(WUSA) -- With the Redskins win over the Eagles, many fans are thinking that the NFC East title is just about theirs. Well, that's true, sort of.
The Redskins do control their own destiny. Simply put, win and they're in. Where there is confusion is what happens if the Redskins lose at home to the Cowboys. Some fans think that since the Giants lost, the Redskins should have clinched the NFC East today.
In the words of Lee Corso, "Not so fast my friend."
Here are the scenarios for who wins the NFC East.
Remaining games: vs. Dallas (8-7)
For the Redskins, it's real simple. Win and you're in. They would have a better record than everybody in the NFC East.

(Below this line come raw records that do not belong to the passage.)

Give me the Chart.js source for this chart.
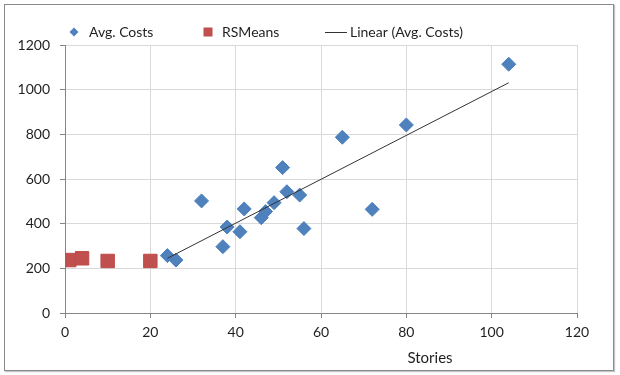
<!DOCTYPE html>
<html>
<head>
<meta charset="utf-8">
<title>Avg. Costs vs Stories</title>
<script src="https://cdn.jsdelivr.net/npm/chart.js@4.4.1/dist/chart.umd.min.js"></script>
<style>
  body { margin: 0; background: #fff; }
  #wrap { position: relative; width: 620px; height: 375px; }
  #frame {
    position: absolute; left: 4px; top: 4px; width: 608px; height: 365px;
    border: 1px solid #8a8a8a; box-shadow: 1px 1px 1px #c4c4c4;
  }
  canvas { position: absolute; left: 0; top: 0; }
</style>
</head>
<body>
<div id="wrap">
  <div id="frame"></div>
  <canvas id="costChart" width="620" height="375"></canvas>
</div>
<script>
// values
const avgStories = [24, 26, 32, 37, 38, 41, 42, 46, 47, 49, 51, 52, 55, 56, 65, 72, 80, 104];
const avgCosts = [257, 237, 502, 297, 385, 364, 466, 427, 454, 494, 651, 543, 528, 378, 787, 464, 842, 1114];
const rsStories = [1, 4, 10, 20];
const rsCosts = [237, 245, 233, 233];
// linear trend line ends (as drawn in the picture)
const trendStories = [24, 104];
const trendCosts = [245, 1031];

const xMax = 120, xStep = 20;
const yMax = 1200, yStep = 200;
const xTitle = "Stories";

const fontFamily = "Lato, 'Open Sans', sans-serif";
const textColor = "#1f1f1f";
const axisColor = "#868686";
const gridColor = "#d9d9d9";

function toPoints(xs, ys) {
  return xs.map((x, i) => ({ x: x, y: ys[i] }));
}

// legend + axis title drawn by hand so they sit where Excel put them
const legendItems = [
  { marker: 0, x: 74, textX: 89 },
  { marker: 1, x: 208, textX: 222 },
  { marker: 2, x: 336, textX: 350 },
];

const excelLegend = {
  id: "excelLegend",
  afterDraw(chart) {
    const ctx = chart.ctx;
    const y = 32;
    ctx.save();
    legendItems.forEach((item) => {
      const ds = chart.data.datasets[item.marker];
      ctx.fillStyle = ds.backgroundColor;
      ctx.strokeStyle = ds.borderColor;
      ctx.lineWidth = 1;
      ctx.beginPath();
      if (ds.pointStyle === "rectRot") {
        ctx.moveTo(item.x - 4.5, y);
        ctx.lineTo(item.x, y - 4.5);
        ctx.lineTo(item.x + 4.5, y);
        ctx.lineTo(item.x, y + 4.5);
        ctx.closePath();
        ctx.fill();
      } else if (ds.pointStyle === "rect") {
        ctx.rect(item.x - 4.5, y - 4.5, 9, 9);
        ctx.fill();
      } else {
        ctx.moveTo(item.x - 11, y + 0.5);
        ctx.lineTo(item.x + 11, y + 0.5);
        ctx.stroke();
      }
      ctx.fillStyle = textColor;
      ctx.font = "14px " + fontFamily;
      ctx.textBaseline = "middle";
      ctx.textAlign = "left";
      ctx.fillText(ds.label, item.textX, y);
    });
    ctx.font = "15px " + fontFamily;
    ctx.textAlign = "center";
    ctx.fillText(xTitle, 430, 358);
    ctx.restore();
  },
};

const ctx = document.getElementById("costChart").getContext("2d");
const costChart = new Chart(ctx, {
  type: "scatter",
  data: {
    datasets: [
      {
        label: "Avg. Costs",
        data: toPoints(avgStories, avgCosts),
        pointStyle: "rectRot",
        pointRadius: 7,
        backgroundColor: "#4F81BD",
        borderColor: "#4A7EBB",
        borderWidth: 1,
        order: 1,
      },
      {
        label: "RSMeans",
        data: toPoints(rsStories, rsCosts),
        pointStyle: "rect",
        pointRadius: 9.5,
        backgroundColor: "#C0504D",
        borderColor: "#BE4B48",
        borderWidth: 1,
        order: 1,
      },
      {
        label: "Linear (Avg. Costs)",
        data: toPoints(trendStories, trendCosts),
        showLine: true,
        pointRadius: 0,
        backgroundColor: "#333333",
        borderColor: "#333333",
        borderWidth: 1,
        order: 0,
      },
    ],
  },
  options: {
    responsive: false,
    animation: false,
    layout: { padding: { top: 45, right: 43, left: 0, bottom: 0 } },
    plugins: {
      legend: { display: false },
      tooltip: { enabled: false },
    },
    scales: {
      x: {
        type: "linear",
        min: 0,
        max: xMax,
        afterFit: (scale) => { scale.height = 62; },
        ticks: {
          stepSize: xStep,
          padding: 6,
          color: textColor,
          font: { family: fontFamily, size: 14 },
          callback: (value) => String(value),
        },
        grid: { color: gridColor, tickColor: axisColor, tickLength: 5 },
        border: { color: axisColor },
      },
      y: {
        min: 0,
        max: yMax,
        afterFit: (scale) => { scale.width = 65; },
        ticks: {
          stepSize: yStep,
          padding: 10,
          color: textColor,
          font: { family: fontFamily, size: 14 },
          callback: (value) => String(value),
        },
        grid: { color: gridColor, tickColor: axisColor, tickLength: 5 },
        border: { color: axisColor },
      },
    },
  },
  plugins: [excelLegend],
});
</script>
</body>
</html>
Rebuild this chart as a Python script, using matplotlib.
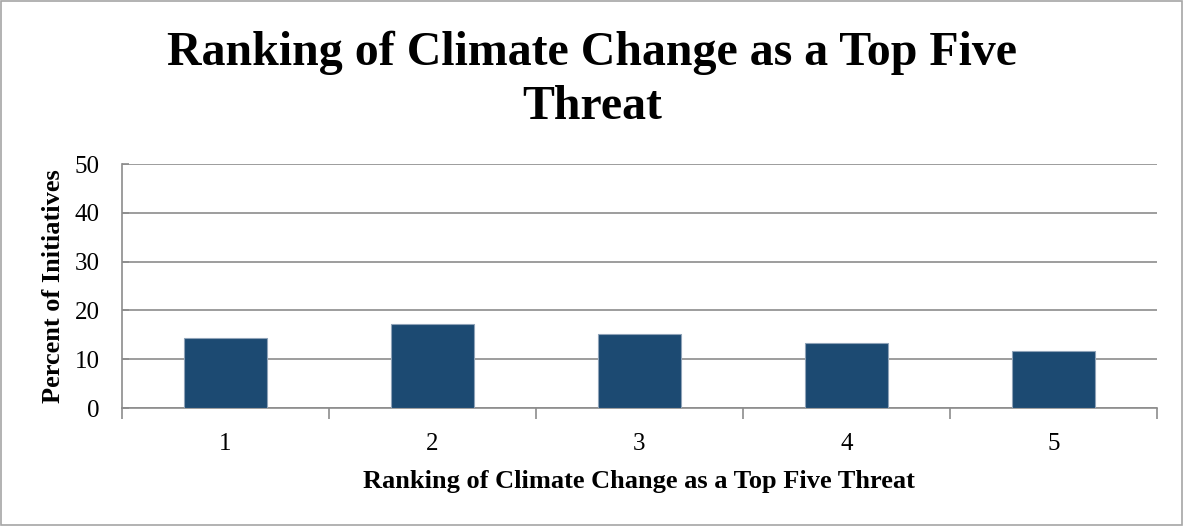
import matplotlib
matplotlib.use("Agg")
import matplotlib.pyplot as plt
from matplotlib.patches import Rectangle

# Share of initiatives ranking climate change at each position among top five threats
ranks = ["1", "2", "3", "4", "5"]
percent = [14.4, 17.2, 15.2, 13.3, 11.6]
y_ticks = [0, 10, 20, 30, 40, 50]

title_lines = ["Ranking of Climate Change as a Top Five", "Threat"]
x_label = "Ranking of Climate Change as a Top Five Threat"
y_label = "Percent of Initiatives"

plt.rcParams["font.family"] = ["Liberation Serif", "DejaVu Serif"]

fig = plt.figure(figsize=(11.84, 5.27), dpi=100)
ax = fig.add_axes([0.103, 0.2258, 0.874, 0.463])

positions = list(range(1, len(ranks) + 1))
ax.bar(positions, percent, width=0.4, color="#1C4A72", edgecolor="#8FA3B8",
       linewidth=0.8, zorder=3)

ax.set_xlim(0.5, len(ranks) + 0.5)
ax.set_ylim(0, 50)
ax.set_yticks(y_ticks)
ax.set_xticks(positions)
ax.set_xticklabels(ranks)
ax.set_xticks([p + 0.5 for p in range(len(ranks) + 1)], minor=True)

grid_color = "#8C8C8C"
ax.yaxis.grid(True, color=grid_color, linewidth=1.2, zorder=0)
for side in ("top", "right"):
    ax.spines[side].set_visible(False)
for side in ("left", "bottom"):
    ax.spines[side].set_color(grid_color)
    ax.spines[side].set_linewidth(1.2)

ax.tick_params(axis="x", which="major", length=0, pad=18, labelsize=18)
ax.tick_params(axis="x", which="minor", length=8, width=1.2, color=grid_color,
               direction="out")
ax.tick_params(axis="y", which="major", length=5, width=1.2, color=grid_color,
               direction="in", pad=16, labelsize=18)

ax.set_xlabel(x_label, fontsize=19, fontweight="bold", va="baseline")
ax.xaxis.set_label_coords(0.5, -0.328)
ax.set_ylabel(y_label, fontsize=19, fontweight="bold", va="center")
ax.yaxis.set_label_coords(-0.066, 0.5)

fig.text(0.5, 1 - 65 / 527, title_lines[0], ha="center", va="baseline",
         fontsize=34.5, fontweight="bold")
fig.text(0.5, 1 - 119 / 527, title_lines[1], ha="center", va="baseline",
         fontsize=34.5, fontweight="bold")

fig.patches.append(Rectangle((0.001, 0.003), 0.997, 0.995, transform=fig.transFigure,
                             fill=False, edgecolor="#A6A6A6", linewidth=1.2))

fig.savefig("out.png", dpi=100, facecolor="white")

Remaining games: @ Washington (9-6)
Dallas just needs to beat Washington. If the Giants beat the Eagles here's how the division would end up: 1. Dallas (9-7), 2. Washington (9-7), 3. New York Giants (9-7). So, how does the NFL come to that conclusion?
Here's the NFL's rules for a 3-team tiebreaker inside a division:
(Note: If the Giants lose, the same rules apply to the 2-team tiebreaker.)
- Head-to-head (best won-lost-tied percentage in games among the clubs).
- Best won-lost-tied percentage in games played within the division.
- Best won-lost-tied percentage in common games.
- Best won-lost-tied percentage in games played within the conference.
- Strength of victory.
- Strength of schedule.
- Best combined ranking among conference teams in points scored and points allowed.
- Best combined ranking among all teams in points scored and points allowed.
- Best net points in common games.
- Best net points in all games.
- Best net touchdowns in all games.
- Coin toss
So, based on those rules, here's how the tiebreaker would play out.
- Redskins, Cowboys, and Giants all went 2-2 against each other. No teams eliminated
- Redskins and Cowboys went 4-2 in NFC East, Giants go 3-3 in division. NY Giants eliminated (no teams eliminated in 2-team tiebreaker scenario if Giants lose)
- Redskins went 7-5 against Saints (Win), Bengals (Loss), Buccaneers (Win), Falcons (Loss), Giants (Loss, Win), Steelers (Loss), Panthers (Loss), Eagles (Win, Win), Ravens (Win), and Browns (Win).
Cowboys went 8-4 against those same teams: Saints (Loss), Bengals (Win), Buccaneers (Win), Falcons (Loss), Giants (Win, Loss), Steelers (Win), Panthers (Win), Eagles (Win, Win), Ravens (Loss), and Browns (Win). Redskins eliminated, Cowboys win NFC East.
The three losses that hurt the Redskins the most in this scenario: The Panthers game (they're 6-9), the Steelers game (all those dropped passes and RGIII ran for just 8 yards... the Skins rushed for just 86 yards as a team), and the Bengals game (home debut for RGIII).
Conversely, look what the Cowboys did against those three opponents: Panthers (Dan Bailey hits two field goals in last four minutes, Cowboys win by five), Steelers (Cowboys tie game up with 6:55 left in regulation, win in OT on a Dan Bailey field goal), Bengals (Cowboys rally from 19-10 deficit in the fourth quarter to win on a Dan Bailey field goal at the end of the game.)
Sure the Redskins could still make the playoffs as a wild card. But the easiest, and most ideal, path to the playoffs is to win the division and get a home playoff game. Considering that Mike Shanahan worked for Al Davis once upon a time, I wouldn't be surprised if he tells the team on Sunday before the game to "Just win, baby."
Note: To everybody citing the Redskins superior conference record, that's the fourth tiebreaker. If the Redskins and Cowboys had identical records versus common opponents, conference record would apply. In this case, it does not. Also, if the Redskins and Cowboys were battling for a wild card spot, and were in different divisions, conference record is the second tiebreaker after head-to-head record. Because of the NFL's scheduling structure, divisional rivals play very similar schedules with the exception of a couple games. So comparing records versus common opponents carries more weight than conference record.